Courts blocked the Trump administration’s efforts last year to ban TikTok and WeChat, but the Committee on Foreign Investment in the United States (CFIUS) is still conducting a national-security review of TikTok.

READ: China accuses US of 'paranoid delusion' over huge innovation Bill

The Biden administration’s stance reflects concern that users' personal data could be exposed by popular apps tied to China if the ruling Communist Party pressures companies to share data.

The administration said in February that it was replacing Trump’s approach with a more targeted strategy. It has not actually weighed in yet on whether TikTok and other apps pose a danger to Americans.

But a senior administration official said on Wednesday that Trump's actions weren’t “always implemented in the soundest fashion”. The aim of the review is to set clear criteria to evaluate specific data security and privacy risks for each app, he said.

That could lead to a range of potential future actions on an app-by-app basis.

“We want to take a tailored, tough approach here,” he said.

READ: US Senate passes sweeping Bill to address China tech threat

CFIUS had set deadlines for TikTok to divest its US operations, but such a sale has not happened.

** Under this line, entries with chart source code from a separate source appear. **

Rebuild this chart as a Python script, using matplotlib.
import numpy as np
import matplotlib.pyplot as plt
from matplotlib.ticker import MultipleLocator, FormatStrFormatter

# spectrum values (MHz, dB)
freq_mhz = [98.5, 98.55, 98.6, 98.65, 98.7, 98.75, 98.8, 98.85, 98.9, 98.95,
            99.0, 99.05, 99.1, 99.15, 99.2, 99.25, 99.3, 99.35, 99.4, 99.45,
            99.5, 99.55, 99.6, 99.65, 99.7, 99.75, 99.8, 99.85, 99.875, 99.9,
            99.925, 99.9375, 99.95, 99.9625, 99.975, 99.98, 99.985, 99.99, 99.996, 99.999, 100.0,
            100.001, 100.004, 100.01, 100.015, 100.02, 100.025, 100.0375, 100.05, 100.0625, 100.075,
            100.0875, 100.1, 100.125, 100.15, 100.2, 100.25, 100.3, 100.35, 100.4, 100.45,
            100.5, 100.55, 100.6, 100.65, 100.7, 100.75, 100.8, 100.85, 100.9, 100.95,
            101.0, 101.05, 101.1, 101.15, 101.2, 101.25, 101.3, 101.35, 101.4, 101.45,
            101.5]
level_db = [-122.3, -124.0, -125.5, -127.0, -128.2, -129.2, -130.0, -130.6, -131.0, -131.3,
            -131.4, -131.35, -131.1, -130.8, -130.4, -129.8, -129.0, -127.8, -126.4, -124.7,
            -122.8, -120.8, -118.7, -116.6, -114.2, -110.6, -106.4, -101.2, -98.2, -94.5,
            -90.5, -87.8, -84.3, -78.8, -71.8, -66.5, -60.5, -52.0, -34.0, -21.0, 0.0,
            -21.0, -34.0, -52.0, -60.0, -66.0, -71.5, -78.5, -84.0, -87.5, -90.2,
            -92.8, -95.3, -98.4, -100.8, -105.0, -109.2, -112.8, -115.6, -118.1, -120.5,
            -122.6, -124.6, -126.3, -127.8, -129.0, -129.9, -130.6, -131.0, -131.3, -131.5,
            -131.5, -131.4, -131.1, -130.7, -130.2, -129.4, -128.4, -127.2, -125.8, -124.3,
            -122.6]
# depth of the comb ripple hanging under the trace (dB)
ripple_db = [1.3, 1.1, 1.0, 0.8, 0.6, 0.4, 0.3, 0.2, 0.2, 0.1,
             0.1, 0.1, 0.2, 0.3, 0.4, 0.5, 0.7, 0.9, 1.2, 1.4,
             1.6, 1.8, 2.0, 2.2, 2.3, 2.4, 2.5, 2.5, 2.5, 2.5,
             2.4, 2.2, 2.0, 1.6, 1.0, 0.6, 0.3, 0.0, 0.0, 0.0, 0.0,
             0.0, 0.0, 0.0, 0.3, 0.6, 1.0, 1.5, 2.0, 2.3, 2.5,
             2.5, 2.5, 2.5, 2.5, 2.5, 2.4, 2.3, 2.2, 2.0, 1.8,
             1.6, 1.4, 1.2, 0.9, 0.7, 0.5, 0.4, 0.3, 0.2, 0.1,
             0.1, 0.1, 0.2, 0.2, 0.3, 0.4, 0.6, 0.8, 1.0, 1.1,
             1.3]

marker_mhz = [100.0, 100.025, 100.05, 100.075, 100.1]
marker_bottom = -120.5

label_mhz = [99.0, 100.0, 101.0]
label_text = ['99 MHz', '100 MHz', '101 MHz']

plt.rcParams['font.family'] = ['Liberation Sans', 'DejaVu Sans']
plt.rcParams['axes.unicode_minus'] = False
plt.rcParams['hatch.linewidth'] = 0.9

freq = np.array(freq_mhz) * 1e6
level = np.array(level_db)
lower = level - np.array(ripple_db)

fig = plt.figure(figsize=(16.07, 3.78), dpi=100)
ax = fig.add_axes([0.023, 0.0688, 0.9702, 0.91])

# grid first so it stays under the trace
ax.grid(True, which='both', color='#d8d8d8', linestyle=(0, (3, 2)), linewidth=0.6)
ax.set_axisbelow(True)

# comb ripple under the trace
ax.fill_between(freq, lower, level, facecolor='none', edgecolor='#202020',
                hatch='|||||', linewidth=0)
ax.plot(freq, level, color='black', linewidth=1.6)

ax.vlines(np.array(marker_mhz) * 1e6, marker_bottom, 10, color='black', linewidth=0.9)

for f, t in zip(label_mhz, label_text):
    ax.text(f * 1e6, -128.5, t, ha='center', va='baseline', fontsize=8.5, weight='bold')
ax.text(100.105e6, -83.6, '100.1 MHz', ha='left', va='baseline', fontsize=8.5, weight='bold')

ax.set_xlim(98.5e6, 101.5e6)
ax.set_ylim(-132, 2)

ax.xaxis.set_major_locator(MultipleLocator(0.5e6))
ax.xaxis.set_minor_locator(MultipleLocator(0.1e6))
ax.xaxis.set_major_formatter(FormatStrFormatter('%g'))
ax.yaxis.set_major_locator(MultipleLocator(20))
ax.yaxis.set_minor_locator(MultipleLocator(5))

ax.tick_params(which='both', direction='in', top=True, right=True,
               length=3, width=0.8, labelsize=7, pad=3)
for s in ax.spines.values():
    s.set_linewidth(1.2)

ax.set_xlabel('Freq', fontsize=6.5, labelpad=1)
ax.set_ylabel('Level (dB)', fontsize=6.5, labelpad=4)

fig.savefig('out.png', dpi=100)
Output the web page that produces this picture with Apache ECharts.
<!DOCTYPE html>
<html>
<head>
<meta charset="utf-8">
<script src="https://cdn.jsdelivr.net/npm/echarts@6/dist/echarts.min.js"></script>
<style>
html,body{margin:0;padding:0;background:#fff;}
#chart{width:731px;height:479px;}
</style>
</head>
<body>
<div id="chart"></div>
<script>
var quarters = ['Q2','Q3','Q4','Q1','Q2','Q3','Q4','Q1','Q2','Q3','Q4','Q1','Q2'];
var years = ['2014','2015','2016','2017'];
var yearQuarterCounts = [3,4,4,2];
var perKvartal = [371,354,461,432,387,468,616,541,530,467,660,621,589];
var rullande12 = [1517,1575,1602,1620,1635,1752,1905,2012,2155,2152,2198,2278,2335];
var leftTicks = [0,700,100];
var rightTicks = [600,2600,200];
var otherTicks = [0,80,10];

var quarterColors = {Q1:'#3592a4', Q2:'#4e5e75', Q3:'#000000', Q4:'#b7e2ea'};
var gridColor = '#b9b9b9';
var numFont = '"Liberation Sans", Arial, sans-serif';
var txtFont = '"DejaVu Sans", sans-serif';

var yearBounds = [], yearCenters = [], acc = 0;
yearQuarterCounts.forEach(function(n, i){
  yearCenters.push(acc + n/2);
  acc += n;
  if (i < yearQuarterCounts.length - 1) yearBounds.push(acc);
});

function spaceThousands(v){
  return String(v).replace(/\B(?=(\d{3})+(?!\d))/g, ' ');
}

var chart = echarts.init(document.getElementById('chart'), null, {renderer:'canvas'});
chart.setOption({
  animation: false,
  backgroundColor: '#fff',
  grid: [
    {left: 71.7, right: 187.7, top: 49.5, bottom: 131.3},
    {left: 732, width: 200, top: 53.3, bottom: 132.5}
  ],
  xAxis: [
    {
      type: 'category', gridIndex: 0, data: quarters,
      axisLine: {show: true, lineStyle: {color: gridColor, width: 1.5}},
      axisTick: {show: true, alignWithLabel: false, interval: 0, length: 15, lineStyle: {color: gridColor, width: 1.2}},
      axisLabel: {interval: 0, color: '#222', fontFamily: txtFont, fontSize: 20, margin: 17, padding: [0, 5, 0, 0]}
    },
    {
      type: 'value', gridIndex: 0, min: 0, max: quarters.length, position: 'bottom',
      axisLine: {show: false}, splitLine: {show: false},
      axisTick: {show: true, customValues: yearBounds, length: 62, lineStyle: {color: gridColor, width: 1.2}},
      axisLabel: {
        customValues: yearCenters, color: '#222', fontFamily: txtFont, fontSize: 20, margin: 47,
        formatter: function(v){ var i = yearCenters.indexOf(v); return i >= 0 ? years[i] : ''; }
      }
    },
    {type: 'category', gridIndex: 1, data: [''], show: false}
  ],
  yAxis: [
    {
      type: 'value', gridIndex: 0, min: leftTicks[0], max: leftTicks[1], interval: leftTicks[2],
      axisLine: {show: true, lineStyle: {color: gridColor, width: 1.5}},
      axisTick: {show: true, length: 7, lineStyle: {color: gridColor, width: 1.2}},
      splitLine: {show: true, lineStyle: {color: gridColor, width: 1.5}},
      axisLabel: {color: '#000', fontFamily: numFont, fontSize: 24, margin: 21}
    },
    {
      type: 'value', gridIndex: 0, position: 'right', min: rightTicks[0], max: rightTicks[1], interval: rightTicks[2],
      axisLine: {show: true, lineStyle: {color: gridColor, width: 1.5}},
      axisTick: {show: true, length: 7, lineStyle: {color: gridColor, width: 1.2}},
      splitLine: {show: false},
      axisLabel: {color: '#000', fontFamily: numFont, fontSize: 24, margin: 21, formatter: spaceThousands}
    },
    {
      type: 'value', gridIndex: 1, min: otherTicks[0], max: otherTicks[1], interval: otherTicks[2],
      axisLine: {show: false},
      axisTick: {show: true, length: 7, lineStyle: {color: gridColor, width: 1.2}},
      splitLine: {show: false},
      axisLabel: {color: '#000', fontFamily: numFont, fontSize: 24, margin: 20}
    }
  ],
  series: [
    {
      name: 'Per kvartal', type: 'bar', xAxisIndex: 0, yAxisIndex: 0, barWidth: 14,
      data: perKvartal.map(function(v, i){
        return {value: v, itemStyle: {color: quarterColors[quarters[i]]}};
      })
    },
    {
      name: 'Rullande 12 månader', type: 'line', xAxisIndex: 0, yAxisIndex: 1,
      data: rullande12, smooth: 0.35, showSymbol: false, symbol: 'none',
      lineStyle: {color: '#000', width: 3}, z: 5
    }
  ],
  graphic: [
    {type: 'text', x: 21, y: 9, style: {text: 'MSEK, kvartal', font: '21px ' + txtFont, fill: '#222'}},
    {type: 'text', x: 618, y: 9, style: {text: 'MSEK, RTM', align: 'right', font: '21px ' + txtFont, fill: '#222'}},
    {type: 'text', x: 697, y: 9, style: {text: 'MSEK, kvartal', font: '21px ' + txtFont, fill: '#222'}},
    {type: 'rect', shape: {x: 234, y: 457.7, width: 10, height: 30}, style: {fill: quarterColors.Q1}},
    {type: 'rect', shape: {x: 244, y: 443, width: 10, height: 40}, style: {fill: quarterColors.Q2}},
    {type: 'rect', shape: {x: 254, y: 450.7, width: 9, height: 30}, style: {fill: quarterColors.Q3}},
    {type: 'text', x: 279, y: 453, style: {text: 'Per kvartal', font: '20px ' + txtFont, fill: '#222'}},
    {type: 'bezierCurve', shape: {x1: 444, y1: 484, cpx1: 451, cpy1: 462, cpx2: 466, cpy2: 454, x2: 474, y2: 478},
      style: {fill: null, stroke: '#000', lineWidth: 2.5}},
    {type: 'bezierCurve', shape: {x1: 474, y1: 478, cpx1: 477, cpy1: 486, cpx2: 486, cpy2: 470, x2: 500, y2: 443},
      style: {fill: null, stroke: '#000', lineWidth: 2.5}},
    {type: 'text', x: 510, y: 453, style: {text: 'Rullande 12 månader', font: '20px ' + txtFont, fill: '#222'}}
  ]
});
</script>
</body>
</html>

Last week, the Biden administration expanded a list of Chinese companies on a blacklist from the Trump era purported to have links to Chinese military and surveillance. American companies and individuals cannot invest in these companies, which include telecommunications gear supplier Huawei and Chinese oil company China National Offshore Oil Corp.

Chinese officials and companies have denied that their products and services pose a security threat.